Essays on Market Frictions in the Real Estate Market

Open Access
Park, Sun Young
Graduate Program:
Business Administration
Doctor of Philosophy
Document Type:
Date of Defense:
June 15, 2012
Committee Members:
  • Brent William Ambrose, Dissertation Advisor
  • Brent William Ambrose, Committee Chair
  • Austin Jay Jaffe, Committee Member
  • N Edward Coulson, Committee Member
  • Jiro Yoshida, Committee Member
  • Jingzhi Huang, Committee Member
  • real estate market
  • market friction
  • segmentation
  • loss aversion
The real estate market is generally considered a less complete asset market than other financial asset markets in that real estate assets carry higher holding costs than other financial assets do. Thus, the real estate market is a good laboratory in which to explore the topic of market frictions. If a market were perfectly liquid such that no market frictions exist, the efficient market hypothesis would hold. However, as the 2007–2008 financial crisis has shown, market frictions arise for various reasons: asymmetric information, transaction costs, and financial constraints. The law of one price does not hold under the existence of market frictions. Thus, market frictions have important implications for the limits of arbitrage. It is important to understand the impact of market frictions and the ways in which they call into question the principles of classical economics. In order to examine market frictions, I focus on two categories: liquidity and segmentation.
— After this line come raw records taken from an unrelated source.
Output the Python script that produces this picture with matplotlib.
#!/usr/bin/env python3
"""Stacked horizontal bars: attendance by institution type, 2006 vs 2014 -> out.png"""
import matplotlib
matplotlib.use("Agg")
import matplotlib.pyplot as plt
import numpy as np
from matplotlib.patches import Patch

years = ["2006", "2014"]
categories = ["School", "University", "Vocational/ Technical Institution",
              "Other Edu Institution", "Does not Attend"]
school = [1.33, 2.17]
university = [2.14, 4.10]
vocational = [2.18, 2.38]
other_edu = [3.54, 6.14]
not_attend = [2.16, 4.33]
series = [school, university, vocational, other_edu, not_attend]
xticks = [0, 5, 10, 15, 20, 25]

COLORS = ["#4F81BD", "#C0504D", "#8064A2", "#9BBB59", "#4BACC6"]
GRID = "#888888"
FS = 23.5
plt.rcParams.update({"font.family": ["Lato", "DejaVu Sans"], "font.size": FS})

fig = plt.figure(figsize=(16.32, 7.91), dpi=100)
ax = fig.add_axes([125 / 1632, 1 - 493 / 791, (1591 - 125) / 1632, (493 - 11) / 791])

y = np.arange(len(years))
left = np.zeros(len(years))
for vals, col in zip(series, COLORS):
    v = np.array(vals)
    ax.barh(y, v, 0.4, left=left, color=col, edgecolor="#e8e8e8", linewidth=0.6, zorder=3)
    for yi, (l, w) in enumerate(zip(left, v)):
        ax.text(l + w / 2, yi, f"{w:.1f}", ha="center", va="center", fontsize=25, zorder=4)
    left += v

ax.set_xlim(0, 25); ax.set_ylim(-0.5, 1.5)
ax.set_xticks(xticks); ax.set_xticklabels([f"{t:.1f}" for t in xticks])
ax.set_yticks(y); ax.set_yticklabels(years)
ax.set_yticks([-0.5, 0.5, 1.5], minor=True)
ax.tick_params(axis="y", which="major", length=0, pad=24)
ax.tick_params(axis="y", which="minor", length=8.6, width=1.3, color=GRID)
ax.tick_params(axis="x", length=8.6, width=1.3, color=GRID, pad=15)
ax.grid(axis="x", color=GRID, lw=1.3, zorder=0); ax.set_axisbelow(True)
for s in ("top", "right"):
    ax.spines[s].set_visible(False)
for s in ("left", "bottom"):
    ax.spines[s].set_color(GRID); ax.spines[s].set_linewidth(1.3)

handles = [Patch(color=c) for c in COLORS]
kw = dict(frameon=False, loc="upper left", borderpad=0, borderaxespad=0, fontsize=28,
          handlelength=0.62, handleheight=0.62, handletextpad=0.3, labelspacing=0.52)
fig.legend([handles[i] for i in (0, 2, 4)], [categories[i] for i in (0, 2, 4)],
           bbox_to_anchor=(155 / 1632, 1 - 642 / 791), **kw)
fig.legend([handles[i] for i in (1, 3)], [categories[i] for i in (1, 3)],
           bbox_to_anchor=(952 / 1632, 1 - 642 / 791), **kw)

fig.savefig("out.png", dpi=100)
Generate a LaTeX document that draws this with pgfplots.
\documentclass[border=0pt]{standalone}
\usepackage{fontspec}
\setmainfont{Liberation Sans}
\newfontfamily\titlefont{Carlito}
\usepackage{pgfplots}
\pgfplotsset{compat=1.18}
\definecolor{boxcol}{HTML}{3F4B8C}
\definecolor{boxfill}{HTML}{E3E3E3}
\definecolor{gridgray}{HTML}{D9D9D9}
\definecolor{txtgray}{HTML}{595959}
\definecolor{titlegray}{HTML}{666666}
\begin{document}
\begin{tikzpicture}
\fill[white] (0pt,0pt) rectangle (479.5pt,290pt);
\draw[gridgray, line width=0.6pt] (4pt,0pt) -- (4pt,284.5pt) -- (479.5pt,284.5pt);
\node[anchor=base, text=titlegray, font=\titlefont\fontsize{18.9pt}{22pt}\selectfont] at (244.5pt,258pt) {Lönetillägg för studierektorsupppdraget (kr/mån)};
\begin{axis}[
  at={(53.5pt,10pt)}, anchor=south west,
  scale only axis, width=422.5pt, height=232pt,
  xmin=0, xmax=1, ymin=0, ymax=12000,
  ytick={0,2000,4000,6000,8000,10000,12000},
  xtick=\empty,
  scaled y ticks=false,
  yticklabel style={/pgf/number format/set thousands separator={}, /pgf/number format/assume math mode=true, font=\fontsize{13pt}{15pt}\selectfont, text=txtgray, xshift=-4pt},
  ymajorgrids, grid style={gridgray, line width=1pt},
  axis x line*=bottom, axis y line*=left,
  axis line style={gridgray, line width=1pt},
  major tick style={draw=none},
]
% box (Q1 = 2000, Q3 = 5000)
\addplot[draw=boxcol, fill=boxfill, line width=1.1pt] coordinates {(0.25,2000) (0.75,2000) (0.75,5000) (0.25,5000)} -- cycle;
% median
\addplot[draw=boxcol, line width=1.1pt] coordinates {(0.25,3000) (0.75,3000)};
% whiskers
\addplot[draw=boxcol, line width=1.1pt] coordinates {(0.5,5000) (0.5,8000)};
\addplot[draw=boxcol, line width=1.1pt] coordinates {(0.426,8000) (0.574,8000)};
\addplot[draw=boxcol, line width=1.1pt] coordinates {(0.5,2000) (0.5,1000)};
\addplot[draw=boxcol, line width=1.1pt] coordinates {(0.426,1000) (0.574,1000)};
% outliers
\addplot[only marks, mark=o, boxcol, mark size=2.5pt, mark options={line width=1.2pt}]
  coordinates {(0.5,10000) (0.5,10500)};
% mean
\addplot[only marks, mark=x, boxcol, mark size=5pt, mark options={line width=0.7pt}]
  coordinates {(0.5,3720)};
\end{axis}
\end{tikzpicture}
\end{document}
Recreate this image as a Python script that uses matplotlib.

My dissertation offers a consideration of market frictions as follows: Chapter 1 presents an overview of market frictions in the real estate market together with an outline of the dissertation; Chapter 2 examines the spill-over impact of liquidity shocks in the commercial real estate market; Chapter 3 considers market segmentation by investor type in the commercial real estate market; Chapter 4 focuses on the liquidity spiral between market liquidity and loss aversion; and Chapter 5 presents concluding remarks.